道徳の教科書は、たしか紫色と白が混じった、妙に渋い、和菓子の包み紙のようなデザインの表紙だったように思う。なんともうさんくさく、”いやあ、どうせこういうことが言いたいんだろう”と思いながら、先まで独りで読んで、勝手に心の中で憤っていた。

多分小学校低学年だったとおもうが、そういう面ではすこし”ませていた”のかもしれない。あまり外に出て友達と遊ぶ、ということが少なかった所為かもしれない。

なにか底が浅く感じられたのだ。ちょっと舐められている、という感じか。曰く、お手伝いしましょう。ケンカはいけませんね。XX君のやったことは正しいでしょうか。

いや、教科書さんの言いたいことはわかる。まあでも、そんな物語仕立てでじんわり攻めよう、などとはしないでくれ。

そんな風に思っていたものだ。

イキオイ、”道徳”という言葉には、以降注意することとなった。残念ながら嫌いな言葉となったのだ。

小林がいう、”色づく”の後ろにある愛惜の思い、これはなかった。

その後今に至る何十年間、”道徳”とは警戒を要する、ややこしい言葉として私の前にあり続けた。出会ったら、逃げたり、避けたりしてきた。

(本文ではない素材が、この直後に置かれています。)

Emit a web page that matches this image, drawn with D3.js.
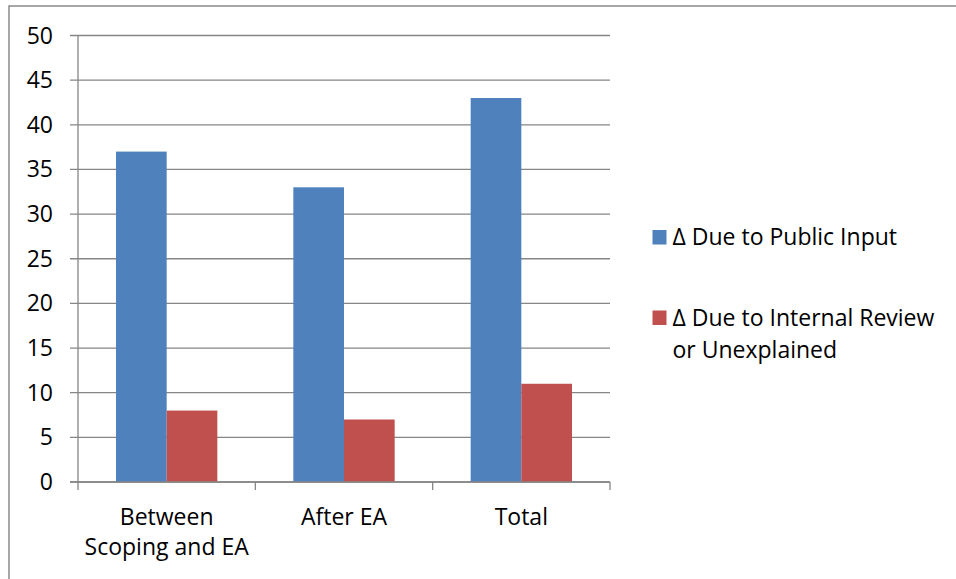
<!DOCTYPE html>
<html>
<head>
<meta charset="utf-8">
<script src="https://cdn.jsdelivr.net/npm/d3@7"></script>
<style>
  body { margin: 0; background: #fff; }
  text { font-family: "Open Sans", sans-serif; fill: #000; }
</style>
</head>
<body>
<div id="chart"></div>
<script>
// data
const categories = ["Between\nScoping and EA", "After EA", "Total"];
const seriesNames = ["\u0394 Due to Public Input", "\u0394 Due to Internal Review\nor Unexplained"];
const publicInput = [37, 33, 43];
const internalReview = [8, 7, 11];
const yTicks = [0, 5, 10, 15, 20, 25, 30, 35, 40, 45, 50];

const colors = ["#4F81BD", "#C0504D"];
const gridColor = "#868686";

const width = 956, height = 579;
const fontSize = 23;

const svg = d3.select("#chart").append("svg")
    .attr("width", width)
    .attr("height", height);

// outer chart border (right/bottom fall off the picture)
svg.append("rect")
    .attr("x", 9).attr("y", 6)
    .attr("width", 1000).attr("height", 1000)
    .attr("fill", "none")
    .attr("stroke", "#898989")
    .attr("stroke-width", 1.5);

const plot = { left: 78, right: 610, top: 35.5, bottom: 482 };

const x = d3.scaleBand()
    .domain(categories)
    .range([plot.left, plot.right])
    .paddingInner(0).paddingOuter(0);

const y = d3.scaleLinear()
    .domain([0, 50])
    .range([plot.bottom, plot.top]);

// gridlines + y tick marks
svg.append("g")
    .selectAll("line")
    .data(yTicks)
    .join("line")
    .attr("x1", plot.left - 8)
    .attr("x2", plot.right)
    .attr("y1", d => y(d))
    .attr("y2", d => y(d))
    .attr("stroke", gridColor)
    .attr("stroke-width", 1.3);

// y axis line
svg.append("line")
    .attr("x1", plot.left).attr("x2", plot.left)
    .attr("y1", plot.top).attr("y2", plot.bottom)
    .attr("stroke", gridColor).attr("stroke-width", 1.3);

// y labels
svg.append("g")
    .selectAll("text")
    .data(yTicks)
    .join("text")
    .attr("x", 53)
    .attr("y", d => y(d) + 8)
    .attr("text-anchor", "end")
    .style("font-size", fontSize + "px")
    .text(d => d);

// bars, excel style gap width 150%
const groups = [publicInput, internalReview];
const barW = x.bandwidth() / 3.5;
const offset = x.bandwidth() * 0.75 / 3.5;

groups.forEach((vals, s) => {
    svg.append("g")
        .selectAll("rect")
        .data(vals)
        .join("rect")
        .attr("x", (d, i) => x(categories[i]) + offset + s * barW)
        .attr("y", d => y(d))
        .attr("width", barW)
        .attr("height", d => y(0) - y(d))
        .attr("fill", colors[s]);
});

// x axis line + category ticks
svg.append("line")
    .attr("x1", plot.left - 8).attr("x2", plot.right)
    .attr("y1", plot.bottom).attr("y2", plot.bottom)
    .attr("stroke", gridColor).attr("stroke-width", 1.3);

const tickX = categories.map(c => x(c)).concat([plot.right]);
svg.append("g")
    .selectAll("line")
    .data(tickX)
    .join("line")
    .attr("x1", d => d).attr("x2", d => d)
    .attr("y1", plot.bottom).attr("y2", plot.bottom + 8)
    .attr("stroke", gridColor).attr("stroke-width", 1.3);

// category labels
const catLabels = svg.append("g")
    .selectAll("text")
    .data(categories)
    .join("text")
    .attr("text-anchor", "middle")
    .style("font-size", fontSize + "px");

catLabels.each(function (d) {
    const t = d3.select(this);
    d.split("\n").forEach((line, k) => {
        t.append("tspan")
            .attr("x", x(d) + x.bandwidth() / 2)
            .attr("y", 525 + k * 30)
            .text(line);
    });
});

// legend
const legendY = [230, 310.5];
const legend = svg.append("g");
seriesNames.forEach((name, s) => {
    legend.append("rect")
        .attr("x", 652.5).attr("y", legendY[s])
        .attr("width", 14).attr("height", 14.5)
        .attr("fill", colors[s]);
    const t = legend.append("text")
        .style("font-size", fontSize + "px");
    name.split("\n").forEach((line, k) => {
        t.append("tspan")
            .attr("x", 672.5)
            .attr("y", legendY[s] + 15 + k * 32)
            .text(line);
    });
});
</script>
</body>
</html>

・・・ここに人の心にずかずか”いいこと”を押し付けようとする行為の先駆けがある。

そう思っていたのである。


そんな僕が、小林秀雄に出会い、そして冒頭の考え方に出逢った。
そして思った。あれ?


・・・それはもしかすると、すごく残念なことだったかもしれない。


本来、道徳、の語が持つ美しさ、というものを、それこそ臆見から、僻目から、偏見から、故意に見ないでいたのではないか、と。


心は、自由だ。
小学生の僕はそう思っていた。知識を知識として教えられるときの強制はいい。国語の教科書で物語を読んで、”自発的に”なにかを感じることもいい。

だけど心を型にはめようとしないでくれ。

それは今もそう思っている。好きに考えさせてくれ。

ただ、一方でこうも思ったのだ。多分今は学校でこうした道徳教育をあまりやらないのではないだろうか。

やっているところはあるだろう。ただ、趨勢として。物分りのよさとして。これはなんとなくそう思っているだけだが。

反発を通して考えさせようとしていた。その可能性を小林の一言で考えたのだ。

わざとか!?

その可能性はあまり高くないようにも思うが、反発心の強いコドモゴコロに楔を打つ。それは何十年も経った今、改めて道徳、と言うものの本質を考えるための布石として打たれた。

小林のいう道徳。それは本来の意味、即ち”道”が持つところの”徳”だ。そこに実は強制は微塵もないのではないか。道があり、徳がある。ただそれだけ。

そしてそれが善きものでないわけがあろうか。

小林の一言で、僕はその可能性を考えた。そして新たに”道徳”という言葉に、改めて、新たな気持ちで、向き合うことが出来たのである。

そして、もうひとつ、過去の道徳の時間の意味を、このように、”勝手に”、解釈することが出来る心の自由というものの確認をもまた、させて貰った。


改めて、言葉というものがの持つ力、可能性、というものを、考えさせられる。

そこがまた、小林秀雄というひとの魂の強さ、なのかもしれない。